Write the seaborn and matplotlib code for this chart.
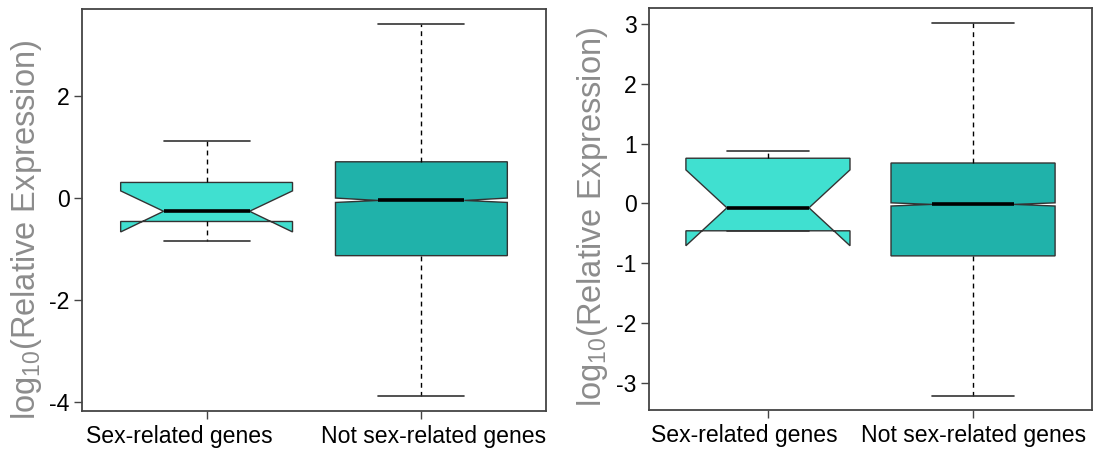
import matplotlib
matplotlib.use("Agg")
import matplotlib.pyplot as plt
import matplotlib.transforms as mtransforms
import seaborn as sns

# ---------------- data ----------------
categories = ["Sex-related genes", "Not sex-related genes"]
box_colors = ["#40E0D0", "#20B2AA"]

# Panel A (left)
a_whislo = [-0.84, -3.89]
a_q1 = [-0.465, -1.135]
a_med = [-0.265, -0.053]
a_q3 = [0.30, 0.705]
a_whishi = [1.11, 3.41]
a_ci_lo = [-0.67, -0.092]
a_ci_hi = [0.135, -0.006]
a_yticks = [-4, -2, 0, 2]
a_ylim = (-4.18, 3.70)

# Panel B (right)
b_whislo = [-0.46, -3.22]
b_q1 = [-0.46, -0.88]
b_med = [-0.075, -0.018]
b_q3 = [0.755, 0.675]
b_whishi = [0.87, 3.015]
b_ci_lo = [-0.71, -0.045]
b_ci_hi = [0.56, 0.008]
b_yticks = [-3, -2, -1, 0, 1, 2, 3]
b_ylim = (-3.46, 3.27)

ylabel = r"$\mathregular{log_{10}}$(Relative Expression)"

# ---------------- style ----------------
sns.set_style("white")
plt.rcParams["font.family"] = ["Liberation Sans", "DejaVu Sans"]
plt.rcParams["mathtext.default"] = "regular"

fig = plt.figure(figsize=(10.94, 4.5), dpi=100)
W, H = 1094, 450


def px_axes(left, right, top, bottom):
    return fig.add_axes([left / W, 1 - bottom / H, (right - left) / W, (bottom - top) / H])


def draw_panel(ax, whislo, q1, med, q3, whishi, cilo, cihi, yticks, ylim,
               label_xy, xlabel_shift):
    stats = []
    for i, cat in enumerate(categories):
        stats.append(dict(med=med[i], q1=q1[i], q3=q3[i], whislo=whislo[i],
                          whishi=whishi[i], cilo=cilo[i], cihi=cihi[i],
                          fliers=[], label=cat))
    art = ax.bxp(stats, positions=[1, 2], widths=0.8, shownotches=True,
                 patch_artist=True, showfliers=False, manage_ticks=False,
                 boxprops=dict(edgecolor="#333333", linewidth=1.0),
                 medianprops=dict(color="black", linewidth=2.6),
                 whiskerprops=dict(color="black", linestyle=(0, (3.5, 3)), linewidth=1.0),
                 capprops=dict(color="#333333", linewidth=1.2),
                 capwidths=0.4)
    for patch, c in zip(art["boxes"], box_colors):
        patch.set_facecolor(c)
    ax.set_xlim(0.42, 2.58)
    ax.set_ylim(*ylim)
    ax.set_xticks([1, 2], categories)
    ax.set_yticks(yticks, [str(t) for t in yticks])
    for sp in ax.spines.values():
        sp.set_visible(True)
        sp.set_color("#444444")
        sp.set_linewidth(1.3)
    ax.tick_params(axis="both", direction="out", length=6, width=1.0,
                   color="#444444", labelsize=16.6, labelcolor="black",
                   left=True, bottom=True)
    ax.tick_params(axis="y", pad=3)
    ax.tick_params(axis="x", pad=4)
    for lab, dx in zip(ax.get_xticklabels(), xlabel_shift):
        lab.set_transform(lab.get_transform() +
                          mtransforms.ScaledTranslation(dx / 100, 0, fig.dpi_scale_trans))
    ax.set_ylabel(ylabel, fontsize=23.5, color="#8c8c8c")
    ax.yaxis.set_label_coords(*label_xy)


ax1 = px_axes(82, 546, 9, 411)
draw_panel(ax1, a_whislo, a_q1, a_med, a_q3, a_whishi, a_ci_lo, a_ci_hi,
           a_yticks, a_ylim, (-0.082, 0.45), (-27, 12))

ax2 = px_axes(649, 1092, 8, 410)
draw_panel(ax2, b_whislo, b_q1, b_med, b_q3, b_whishi, b_ci_lo, b_ci_hi,
           b_yticks, b_ylim, (-0.088, 0.48), (-24, 1))

fig.savefig("out.png", dpi=100)
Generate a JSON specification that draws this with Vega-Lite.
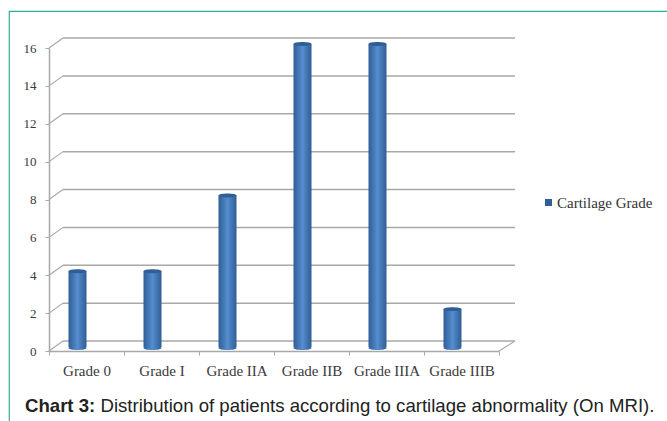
{
"$schema":"https://vega.github.io/schema/vega-lite/v6.json",
"autosize":{"type":"none"},
"padding":{"left":9,"top":11,"right":0,"bottom":0},
"width":700,"height":450,
"background":"white",
"view":{"stroke":"#2fae9b","strokeWidth":1.2,"fill":"white"},
"title":{"text":"Chart 3:","orient":"top","anchor":"start","frame":"group","dx":16,"dy":419.5,"offset":0,"font":"Liberation Sans","fontWeight":"bold","fontSize":18.6,"color":"#222222","baseline":"alphabetic"},
"datasets":{
"grades":[
{"grade":"Grade 0","count":4,"series":"Cartilage Grade"},
{"grade":"Grade I","count":4,"series":"Cartilage Grade"},
{"grade":"Grade IIA","count":8,"series":"Cartilage Grade"},
{"grade":"Grade IIB","count":16,"series":"Cartilage Grade"},
{"grade":"Grade IIIA","count":16,"series":"Cartilage Grade"},
{"grade":"Grade IIIB","count":2,"series":"Cartilage Grade"}],
"ticks":[{"t":0},{"t":2},{"t":4},{"t":6},{"t":8},{"t":10},{"t":12},{"t":14},{"t":16}]
},
"layer":[
{"data":{"name":"ticks"},
"layer":[
{"mark":{"type":"rule","color":"#a8a8a8","strokeWidth":1.5,"yOffset":-10,"y2Offset":-10},
"encoding":{"x":{"datum":0,"type":"quantitative","axis":null,"scale":{"domain":[0,1],"range":[54,506]}},"x2":{"datum":1},"y":{"field":"t","type":"quantitative","scale":{"domain":[0,16],"range":[340,37],"nice":false},
"axis":{"values":[0,2,4,6,8,10,12,14,16],"offset":-40,"grid":false,"domainColor":"#a8a8a8","domainWidth":1.5,"tickColor":"#a8a8a8","tickSize":4,"labelFont":"Liberation Serif","labelFontSize":13,"labelColor":"#3a3a3a","labelPadding":9,"title":null}},"y2":{"field":"t"}}},
{"mark":{"type":"rule","color":"#a8a8a8","strokeWidth":1.2,"xOffset":-14,"y2Offset":-10},
"encoding":{"x":{"datum":0,"type":"quantitative","axis":null},"x2":{"datum":0},"y":{"field":"t","type":"quantitative"},"y2":{"field":"t"}}},
{"transform":[{"filter":"datum.t==0"}],"mark":{"type":"rule","color":"#a8a8a8","strokeWidth":1.2,"xOffset":-16,"y2Offset":-10},
"encoding":{"x":{"datum":1,"type":"quantitative","axis":null},"x2":{"datum":1},"y":{"field":"t","type":"quantitative"},"y2":{"field":"t"}}}
]},
{"data":{"name":"grades"},
"encoding":{"x":{"field":"grade","type":"nominal","sort":null,
"scale":{"range":[40,490],"paddingInner":0,"paddingOuter":0},
"axis":{"orient":"bottom","offset":-110,"labelAngle":0,"domainColor":"#a8a8a8","domainWidth":1.5,"tickColor":"#a8a8a8","tickSize":4,"tickBand":"extent","labelFont":"Liberation Serif","labelFontSize":15,"labelColor":"#3a3a3a","labelPadding":8,"grid":false,
"title":"Distribution of patients according to cartilage abnormality (On MRI).","titleFont":"Liberation Sans","titleFontWeight":"normal","titleFontSize":18.6,"titleColor":"#222222","titleAlign":"left","titleBaseline":"alphabetic","titleAnchor":"start","titleX":91,"titleY":60}}},
"layer":[
{"mark":{"type":"bar","width":18,"xOffset":-9,"yOffset":-4,"y2Offset":-3,"fill":{"gradient":"linear","x1":0,"x2":1,"y1":0,"y2":0,"stops":[{"offset":0,"color":"#2e5e96"},{"offset":0.5,"color":"#558dce"},{"offset":1,"color":"#2e5e96"}]}},
"encoding":{"y":{"field":"count","type":"quantitative"}}},
{"mark":{"type":"point","filled":true,"size":324,"opacity":1,"xOffset":-9,"yOffset":-3,"shape":"M-1,0A1,0.22,0,1,1,1,0A1,0.22,0,1,1,-1,0Z","fill":{"gradient":"linear","x1":0,"x2":1,"y1":0,"y2":0,"stops":[{"offset":0,"color":"#2e5e96"},{"offset":0.5,"color":"#558dce"},{"offset":1,"color":"#2e5e96"}]}},
"encoding":{"y":{"datum":0,"type":"quantitative"}}},
{"mark":{"type":"point","filled":true,"size":324,"opacity":1,"xOffset":-9,"yOffset":-4,"shape":"M-1,0A1,0.22,0,1,1,1,0A1,0.22,0,1,1,-1,0Z"},
"encoding":{"y":{"field":"count","type":"quantitative"},
"fill":{"field":"series","type":"nominal","scale":{"range":["#2f5f95"]},
"legend":{"orient":"none","legendX":532,"legendY":184,"title":null,"symbolType":"square","symbolSize":49,"labelFont":"Liberation Serif","labelFontSize":15,"labelColor":"#333333","labelOffset":1,"encode":{"symbols":{"update":{"fill":{"value":"#4a7ebb"},"stroke":{"value":"#4a7ebb"}}}}}}}}
]}
],
"resolve":{"scale":{"x":"independent"}}
}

AIM OF THE EXERCISE
Pick out each line containing the string "matplotlib" and copy it.

ANSWER TO THIS EXERCISE
Write the seaborn and matplotlib code for this chart.
import matplotlib
matplotlib.use("Agg")
import matplotlib.pyplot as plt
import matplotlib.transforms as mtransforms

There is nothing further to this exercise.